Tal argumentação desnuda grave descumprimento à Constituição, que insere a Previdência no sistema de Seguridade Social, juntamente com as áreas da Saúde e Assistência Social – sistema que tem sido, ao longo dos anos, altamente superavitário em dezenas de bilhões de reais. As entidades que assinaram a carta com a OAB – entre elas o Conselho Federal de Economia (Cofecon), a Associação Nacional dos Auditores Fiscais da Receita Federal do Brasil (Anfip) e a Associação Nacional dos Advogados Públicos Federais (Anafe) – criticam também o mecanismo de Desvinculação de Receitas da União (DRU), que destina 30% dos recursos da Seguridade Social para outros fins, “especialmente para o pagamento de juros da dívida pública, que nunca foi auditada, como manda a Constituição”.
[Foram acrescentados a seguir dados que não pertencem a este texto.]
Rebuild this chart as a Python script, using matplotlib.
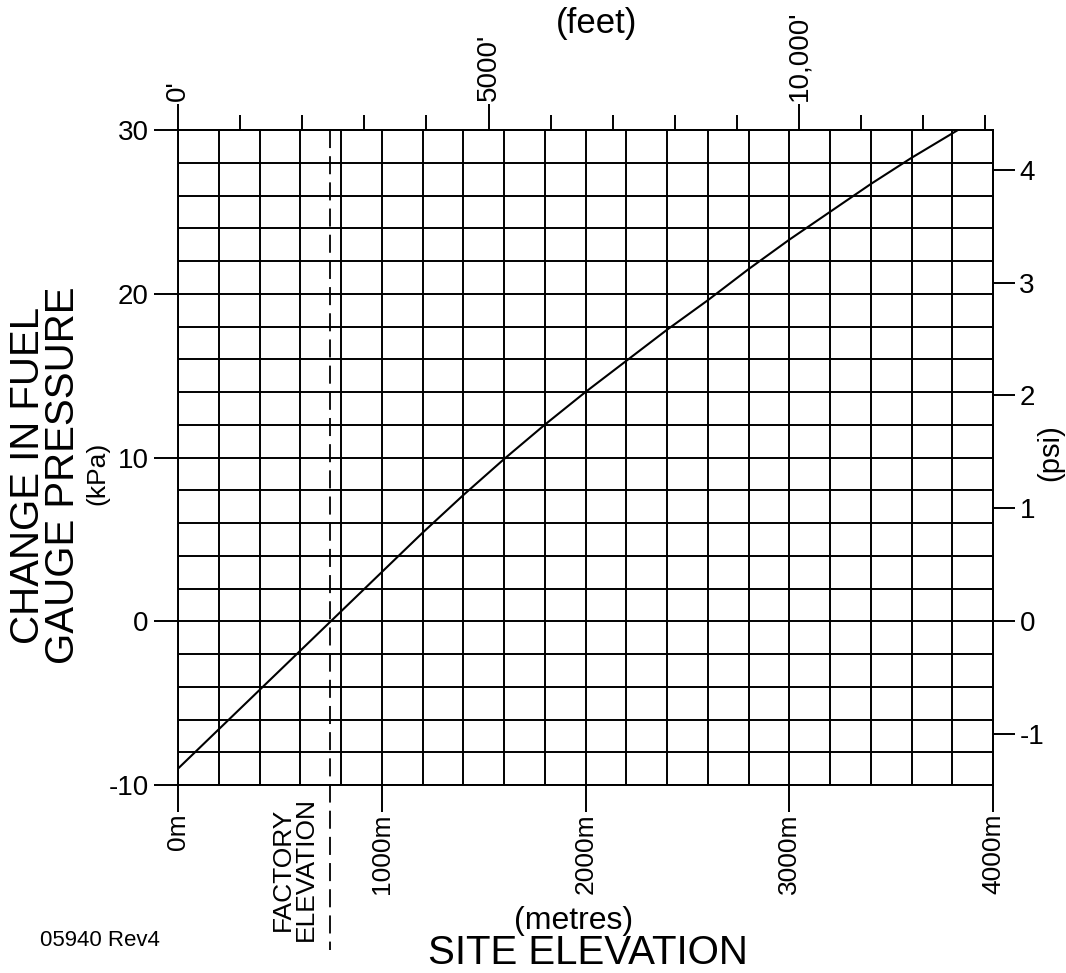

Ou seja: artificializa-se a composição do déficit para destiná-lo aos costados da população. E ainda dizem evitar a criação de novos impostos para promover a recuperação da economia. Isso inclusive é mais uma falácia, porquanto o governo sabe que, esgotada a capacidade de pagamento da elevada carga tributária, a arrecadação acaba comprometida por uma avalanche de falências e pela marginalização das atividades produtivas. A OAB e demais entidades exigem, ademais, que o governo federal divulgue “com ampla transparência” as receitas da Seguridade Social, “computadas todas as fontes de financiamento previstas no artigo 195 da Constituição Federal, sem deixar de apresentar o impacto anual da DRU, as renúncias fiscais concedidas, a desoneração da folha de salários e os créditos tributários previdenciários não cobrados”. As entidades querem a realização de um amplo debate sobre a PEC 287. Às claras, sem desvios, evasivas ou subterfúgios.
É preciso que o governo demonstre definitivamente coragem para enfrentar o problema e não apenas optar pelo caminho mais fácil de destinar a ponta fina do chicote à população. De início foram listados abusos no projeto. Entre eles, a exigência de idade mínima de 65 anos para aposentadoria de homens e mulheres, a necessidade de o contribuinte ter 49 anos de contribuição para ter acesso ao benefício integral, a redução do valor geral das aposentadorias, a precarização da aposentadoria do trabalhador rural e o fim da aposentadoria especial para professores. Além disso, o Conselho da OAB considera abusivas as propostas de pensão por morte e benefícios assistenciais abaixo de um salário mínimo e a cumulação da pensão com a aposentadoria. O texto também é crítico ao aumento da idade mínima exigida para recebimento do benefício assistencial de prestação continuada, o BPC, que o governo pretende passar de 65 para 70 anos. As regras para a aposentadoria dos trabalhadores expostos a agentes insalubres foram definidas pelo conselho como “inalcançáveis”.